Prove that phi(a^n - 1) is divisible by n

[xax]

Main Question or Discussion Point

As the title says, for any a>1 and n>0

 

[robert Ihnot]

Set $$a^n=1+M$$. Consequently $$a^n\equiv 1ModM$$ and is the smallest n for a>1, n>0. It also follows from the last equation that a belongs to the reduced residue group of order $$\phi{M}$$. Consequently by LaGrange's Theorem, n is a divisor of the order of the group.

 

[al-mahed]

Set $$a^n=1+M$$. Consequently $$a^n\equiv 1ModM$$ and is the smallest n for a>1, n>0. It also follows from the last equation that a belongs to the reduced residue group of order $$\phi{M}$$. Consequently by LaGrange's Theorem, n is a divisor of the order of the group.

You cannot say that for sure, or I am wrong?

 

[robert Ihnot]

al-mahed: You cannot say that for sure, or I am wrong?

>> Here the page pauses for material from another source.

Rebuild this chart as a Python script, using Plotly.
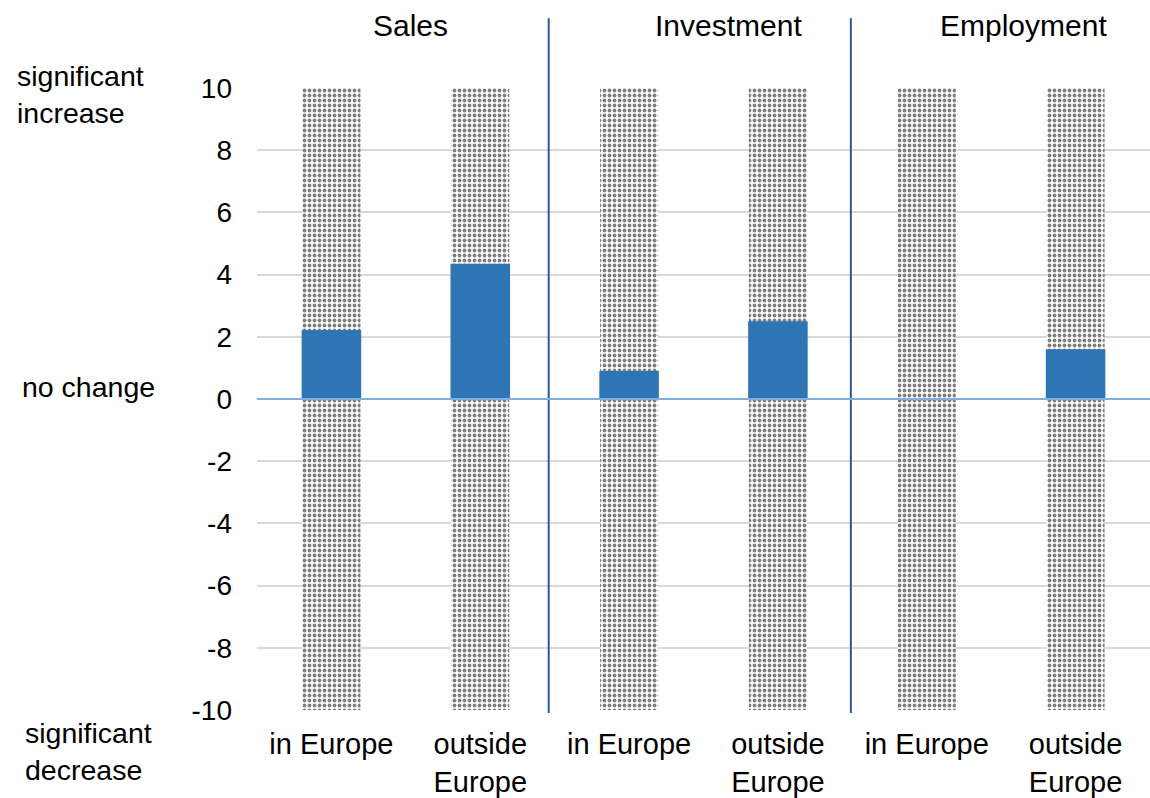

I can say what I meant for sure. However, the way I wrote it, "And is the smallest n for a>1,
n>0, which you have put in red, this, I see, is confusing. It is not what I am asserting, but is repeating the conditions given by xax, "As the title says, for any a>1 and n>0."

So that since n >0, and a>1, which is a very minimal restriction, we know we have a positive value here which I deliberately set: $$a^n=1+M$$ This is the smallest value of n which can be used to achieve the required non-trivial equation: $$a^n\equiv 1ModM$$ since the left side is, in fact, just 1 more than M.

Thanks for the comment, it shows someone is reading this.

 

[xax]

robert, why does m = n and $$a^n=1+m$$? This is exactly what I need to prove?
I understood why $$a^n=1+M$$, but did not understand why M=n.
Thanks

 

[robert Ihnot]

M does not equal n. M=(a^n-1). Thus the order of the group $$\phi{M}=\phi(a^n-1)$$. n is the order of the element a.

 

[xax]

you've saved me again robert, thanks.

 

[robert Ihnot]

What you have to do sometimes is look at problems. Say, 2^4 =16. So we set the modulus at 15. Thus we have 2^4 ==1 Mod 15.

Now phi(15)= phi(5)*phi(3) = 4x2 = 8. That means that the reduced residue group of elements relatively prime to 15 are 8 in number. They are the elements that form the multiplicative group. (3 for example is not in this group since there is no solution to 3X==1 Mod 15. So 3 has no inverse.)

In fact, the eight elements are: 1, 2, 4, 7, 8, 11, 13, 14. Each one of these group elements has an inverse. For example: 1*1==1 Mod 15, 2*8=16==1 Mod 15, 4*4==1 Mod 15, 7*13 = 91==1 Mod 15, and so forth.

The theorem then states that the order of the element, which is 4, divides the order of the group which is 8.